* [Collected material]:

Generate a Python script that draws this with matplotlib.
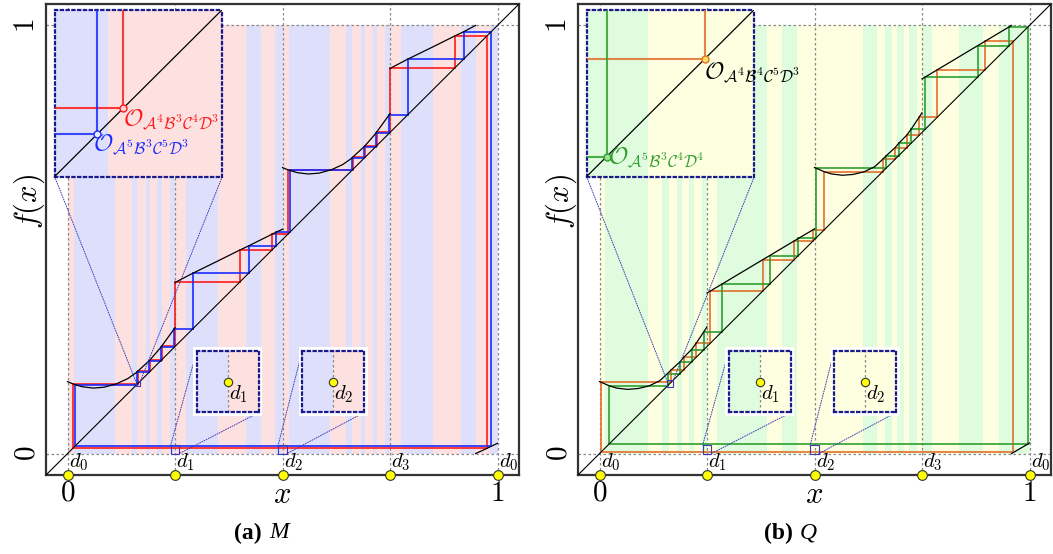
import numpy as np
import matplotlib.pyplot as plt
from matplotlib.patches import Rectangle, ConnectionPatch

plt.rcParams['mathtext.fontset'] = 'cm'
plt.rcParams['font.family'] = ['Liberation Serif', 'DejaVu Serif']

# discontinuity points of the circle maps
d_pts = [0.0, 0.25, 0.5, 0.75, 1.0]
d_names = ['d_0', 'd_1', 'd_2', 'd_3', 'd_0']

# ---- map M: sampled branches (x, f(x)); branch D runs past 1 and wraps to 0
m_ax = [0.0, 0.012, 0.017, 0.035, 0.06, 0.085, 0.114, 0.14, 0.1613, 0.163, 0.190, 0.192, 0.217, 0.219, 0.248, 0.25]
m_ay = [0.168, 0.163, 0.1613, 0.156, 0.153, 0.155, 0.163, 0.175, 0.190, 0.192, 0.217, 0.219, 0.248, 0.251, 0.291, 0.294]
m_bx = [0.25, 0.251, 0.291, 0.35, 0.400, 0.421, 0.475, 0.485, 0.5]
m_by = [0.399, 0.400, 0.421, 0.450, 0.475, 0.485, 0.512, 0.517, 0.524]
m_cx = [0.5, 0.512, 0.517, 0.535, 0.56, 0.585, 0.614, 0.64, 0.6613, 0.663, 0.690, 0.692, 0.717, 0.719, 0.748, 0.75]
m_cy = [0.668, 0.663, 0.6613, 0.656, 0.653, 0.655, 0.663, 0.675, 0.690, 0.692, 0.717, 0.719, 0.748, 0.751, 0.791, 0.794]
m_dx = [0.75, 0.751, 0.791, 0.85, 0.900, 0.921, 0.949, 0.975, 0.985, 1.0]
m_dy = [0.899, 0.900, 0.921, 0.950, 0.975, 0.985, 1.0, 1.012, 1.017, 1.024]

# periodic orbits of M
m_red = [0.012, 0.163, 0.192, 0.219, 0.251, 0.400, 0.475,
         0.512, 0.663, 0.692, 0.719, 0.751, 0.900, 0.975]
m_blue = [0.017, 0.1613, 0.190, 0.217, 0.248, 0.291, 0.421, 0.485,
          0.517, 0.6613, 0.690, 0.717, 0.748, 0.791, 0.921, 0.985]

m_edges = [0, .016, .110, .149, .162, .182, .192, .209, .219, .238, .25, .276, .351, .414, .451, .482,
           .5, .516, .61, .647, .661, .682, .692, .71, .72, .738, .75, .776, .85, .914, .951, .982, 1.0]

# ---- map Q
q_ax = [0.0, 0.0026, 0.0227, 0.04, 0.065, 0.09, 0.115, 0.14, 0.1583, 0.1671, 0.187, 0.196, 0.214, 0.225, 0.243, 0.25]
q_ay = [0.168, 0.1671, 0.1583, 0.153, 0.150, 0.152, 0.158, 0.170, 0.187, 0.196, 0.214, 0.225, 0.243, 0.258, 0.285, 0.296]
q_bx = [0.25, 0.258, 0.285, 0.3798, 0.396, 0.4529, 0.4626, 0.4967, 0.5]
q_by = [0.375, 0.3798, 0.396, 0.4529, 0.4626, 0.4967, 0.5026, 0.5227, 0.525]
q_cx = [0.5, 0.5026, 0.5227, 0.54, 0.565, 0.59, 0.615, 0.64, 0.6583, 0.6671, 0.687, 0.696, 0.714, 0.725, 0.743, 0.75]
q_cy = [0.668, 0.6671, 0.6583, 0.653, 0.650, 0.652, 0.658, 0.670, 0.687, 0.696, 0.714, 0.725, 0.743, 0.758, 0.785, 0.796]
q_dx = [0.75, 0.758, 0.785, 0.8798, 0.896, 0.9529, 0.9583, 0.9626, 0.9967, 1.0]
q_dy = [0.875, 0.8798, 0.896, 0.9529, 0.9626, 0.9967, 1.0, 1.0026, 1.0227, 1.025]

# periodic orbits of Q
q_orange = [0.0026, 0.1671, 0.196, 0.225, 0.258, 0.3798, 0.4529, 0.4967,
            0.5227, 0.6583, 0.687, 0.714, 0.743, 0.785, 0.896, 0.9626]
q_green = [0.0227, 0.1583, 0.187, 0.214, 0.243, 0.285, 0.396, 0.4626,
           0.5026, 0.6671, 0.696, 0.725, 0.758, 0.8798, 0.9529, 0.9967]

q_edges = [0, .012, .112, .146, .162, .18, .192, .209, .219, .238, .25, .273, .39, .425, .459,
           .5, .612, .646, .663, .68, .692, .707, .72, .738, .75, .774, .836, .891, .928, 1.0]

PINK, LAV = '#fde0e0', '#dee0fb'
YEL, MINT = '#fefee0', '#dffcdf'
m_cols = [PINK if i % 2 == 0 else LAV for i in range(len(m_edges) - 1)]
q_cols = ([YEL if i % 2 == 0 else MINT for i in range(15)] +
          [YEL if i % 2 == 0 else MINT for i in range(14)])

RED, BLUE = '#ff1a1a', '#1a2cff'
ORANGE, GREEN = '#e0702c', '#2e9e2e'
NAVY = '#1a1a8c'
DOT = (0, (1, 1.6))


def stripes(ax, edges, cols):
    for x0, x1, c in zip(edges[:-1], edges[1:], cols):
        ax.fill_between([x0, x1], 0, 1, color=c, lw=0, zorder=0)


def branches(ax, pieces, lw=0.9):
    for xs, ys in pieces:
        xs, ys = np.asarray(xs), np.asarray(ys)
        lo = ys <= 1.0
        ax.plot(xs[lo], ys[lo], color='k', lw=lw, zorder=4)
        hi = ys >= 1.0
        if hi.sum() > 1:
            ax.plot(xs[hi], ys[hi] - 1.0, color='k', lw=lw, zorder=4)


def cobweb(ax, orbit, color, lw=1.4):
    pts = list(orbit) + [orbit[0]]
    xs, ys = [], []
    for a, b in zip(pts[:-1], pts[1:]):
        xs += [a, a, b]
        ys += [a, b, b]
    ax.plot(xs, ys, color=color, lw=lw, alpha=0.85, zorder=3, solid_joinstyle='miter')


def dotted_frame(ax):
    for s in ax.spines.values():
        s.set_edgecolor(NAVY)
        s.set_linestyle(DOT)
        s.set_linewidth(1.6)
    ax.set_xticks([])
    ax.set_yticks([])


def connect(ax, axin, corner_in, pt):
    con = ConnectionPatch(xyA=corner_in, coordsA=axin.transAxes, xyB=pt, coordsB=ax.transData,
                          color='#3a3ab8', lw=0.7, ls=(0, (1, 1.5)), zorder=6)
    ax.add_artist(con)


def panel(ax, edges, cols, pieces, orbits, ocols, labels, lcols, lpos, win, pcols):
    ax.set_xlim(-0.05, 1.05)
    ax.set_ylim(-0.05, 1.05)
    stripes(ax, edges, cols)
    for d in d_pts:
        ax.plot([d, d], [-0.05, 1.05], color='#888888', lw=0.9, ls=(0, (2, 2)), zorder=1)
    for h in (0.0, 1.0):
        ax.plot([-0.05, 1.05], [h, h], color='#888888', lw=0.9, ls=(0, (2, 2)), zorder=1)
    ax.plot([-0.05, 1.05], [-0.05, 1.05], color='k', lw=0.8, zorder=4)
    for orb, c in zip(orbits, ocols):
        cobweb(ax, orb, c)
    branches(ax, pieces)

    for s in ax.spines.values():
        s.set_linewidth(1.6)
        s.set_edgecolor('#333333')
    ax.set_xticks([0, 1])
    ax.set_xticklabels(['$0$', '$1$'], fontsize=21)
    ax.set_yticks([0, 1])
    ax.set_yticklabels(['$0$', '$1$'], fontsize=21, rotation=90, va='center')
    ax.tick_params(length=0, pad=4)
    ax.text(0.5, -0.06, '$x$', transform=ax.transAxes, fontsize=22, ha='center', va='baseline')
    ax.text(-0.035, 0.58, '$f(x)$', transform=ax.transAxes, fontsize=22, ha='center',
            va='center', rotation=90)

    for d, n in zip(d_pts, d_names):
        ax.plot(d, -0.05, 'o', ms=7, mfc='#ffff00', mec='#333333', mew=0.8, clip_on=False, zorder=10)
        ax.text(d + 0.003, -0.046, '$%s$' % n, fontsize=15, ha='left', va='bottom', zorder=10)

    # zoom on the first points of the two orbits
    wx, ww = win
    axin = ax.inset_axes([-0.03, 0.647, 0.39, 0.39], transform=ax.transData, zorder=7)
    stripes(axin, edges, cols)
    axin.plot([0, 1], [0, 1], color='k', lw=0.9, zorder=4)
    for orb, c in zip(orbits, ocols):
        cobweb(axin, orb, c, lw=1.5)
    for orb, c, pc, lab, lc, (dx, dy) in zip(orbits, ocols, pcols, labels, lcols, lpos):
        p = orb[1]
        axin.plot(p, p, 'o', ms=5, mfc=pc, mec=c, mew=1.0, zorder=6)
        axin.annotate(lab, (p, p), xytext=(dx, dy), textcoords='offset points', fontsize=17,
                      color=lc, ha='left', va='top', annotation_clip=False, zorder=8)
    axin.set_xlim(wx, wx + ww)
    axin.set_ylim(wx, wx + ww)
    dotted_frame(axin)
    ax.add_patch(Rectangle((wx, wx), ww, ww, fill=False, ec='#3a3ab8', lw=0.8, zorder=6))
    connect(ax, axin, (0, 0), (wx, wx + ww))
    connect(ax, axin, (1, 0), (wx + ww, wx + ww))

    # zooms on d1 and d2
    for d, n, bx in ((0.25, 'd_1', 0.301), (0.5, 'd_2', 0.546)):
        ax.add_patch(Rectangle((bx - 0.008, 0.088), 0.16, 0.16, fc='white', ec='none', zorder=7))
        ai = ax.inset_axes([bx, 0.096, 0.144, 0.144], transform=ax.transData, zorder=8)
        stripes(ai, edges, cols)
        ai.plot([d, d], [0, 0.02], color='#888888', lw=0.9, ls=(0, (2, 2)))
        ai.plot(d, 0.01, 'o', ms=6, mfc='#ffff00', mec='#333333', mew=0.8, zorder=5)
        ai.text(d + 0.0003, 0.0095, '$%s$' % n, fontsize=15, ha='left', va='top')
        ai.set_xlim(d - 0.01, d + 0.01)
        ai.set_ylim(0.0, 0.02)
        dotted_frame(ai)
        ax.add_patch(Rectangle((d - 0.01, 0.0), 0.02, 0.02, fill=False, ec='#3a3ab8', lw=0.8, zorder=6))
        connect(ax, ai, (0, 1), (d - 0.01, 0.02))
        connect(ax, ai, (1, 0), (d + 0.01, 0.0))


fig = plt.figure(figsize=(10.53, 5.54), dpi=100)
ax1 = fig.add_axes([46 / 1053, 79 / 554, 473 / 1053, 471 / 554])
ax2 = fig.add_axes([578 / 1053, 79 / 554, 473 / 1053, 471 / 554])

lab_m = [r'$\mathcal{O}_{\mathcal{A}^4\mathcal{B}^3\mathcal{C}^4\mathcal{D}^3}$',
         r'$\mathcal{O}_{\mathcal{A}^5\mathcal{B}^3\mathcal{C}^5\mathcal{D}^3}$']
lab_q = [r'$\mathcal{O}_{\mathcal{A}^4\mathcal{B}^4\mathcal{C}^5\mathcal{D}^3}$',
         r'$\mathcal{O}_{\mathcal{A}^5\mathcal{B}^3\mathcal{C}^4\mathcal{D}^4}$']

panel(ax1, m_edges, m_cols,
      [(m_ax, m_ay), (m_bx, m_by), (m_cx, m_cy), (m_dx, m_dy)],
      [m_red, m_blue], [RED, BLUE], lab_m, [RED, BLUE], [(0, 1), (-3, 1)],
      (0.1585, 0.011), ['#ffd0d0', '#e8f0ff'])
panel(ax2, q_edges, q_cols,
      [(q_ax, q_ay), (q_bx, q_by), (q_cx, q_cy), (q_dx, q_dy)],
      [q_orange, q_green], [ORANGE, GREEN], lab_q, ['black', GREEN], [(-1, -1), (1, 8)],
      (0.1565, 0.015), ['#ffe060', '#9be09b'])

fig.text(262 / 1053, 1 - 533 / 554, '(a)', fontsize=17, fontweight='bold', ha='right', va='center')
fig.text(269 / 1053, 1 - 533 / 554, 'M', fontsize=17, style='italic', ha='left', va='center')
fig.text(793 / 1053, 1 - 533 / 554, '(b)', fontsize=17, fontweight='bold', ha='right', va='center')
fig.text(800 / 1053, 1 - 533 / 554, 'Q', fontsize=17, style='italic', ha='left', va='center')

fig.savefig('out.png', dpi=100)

* [Written exercise]:
Repeat the lines of the listing above verbatim, beginning at its first line and ending at the line containing "1.012, 1.017, 1.024]", which is included. Omit pictures.

* [The result]:
Generate a Python script that draws this with matplotlib.
import numpy as np
import matplotlib.pyplot as plt
from matplotlib.patches import Rectangle, ConnectionPatch

plt.rcParams['mathtext.fontset'] = 'cm'
plt.rcParams['font.family'] = ['Liberation Serif', 'DejaVu Serif']

# discontinuity points of the circle maps
d_pts = [0.0, 0.25, 0.5, 0.75, 1.0]
d_names = ['d_0', 'd_1', 'd_2', 'd_3', 'd_0']

# ---- map M: sampled branches (x, f(x)); branch D runs past 1 and wraps to 0
m_ax = [0.0, 0.012, 0.017, 0.035, 0.06, 0.085, 0.114, 0.14, 0.1613, 0.163, 0.190, 0.192, 0.217, 0.219, 0.248, 0.25]
m_ay = [0.168, 0.163, 0.1613, 0.156, 0.153, 0.155, 0.163, 0.175, 0.190, 0.192, 0.217, 0.219, 0.248, 0.251, 0.291, 0.294]
m_bx = [0.25, 0.251, 0.291, 0.35, 0.400, 0.421, 0.475, 0.485, 0.5]
m_by = [0.399, 0.400, 0.421, 0.450, 0.475, 0.485, 0.512, 0.517, 0.524]
m_cx = [0.5, 0.512, 0.517, 0.535, 0.56, 0.585, 0.614, 0.64, 0.6613, 0.663, 0.690, 0.692, 0.717, 0.719, 0.748, 0.75]
m_cy = [0.668, 0.663, 0.6613, 0.656, 0.653, 0.655, 0.663, 0.675, 0.690, 0.692, 0.717, 0.719, 0.748, 0.751, 0.791, 0.794]
m_dx = [0.75, 0.751, 0.791, 0.85, 0.900, 0.921, 0.949, 0.975, 0.985, 1.0]
m_dy = [0.899, 0.900, 0.921, 0.950, 0.975, 0.985, 1.0, 1.012, 1.017, 1.024]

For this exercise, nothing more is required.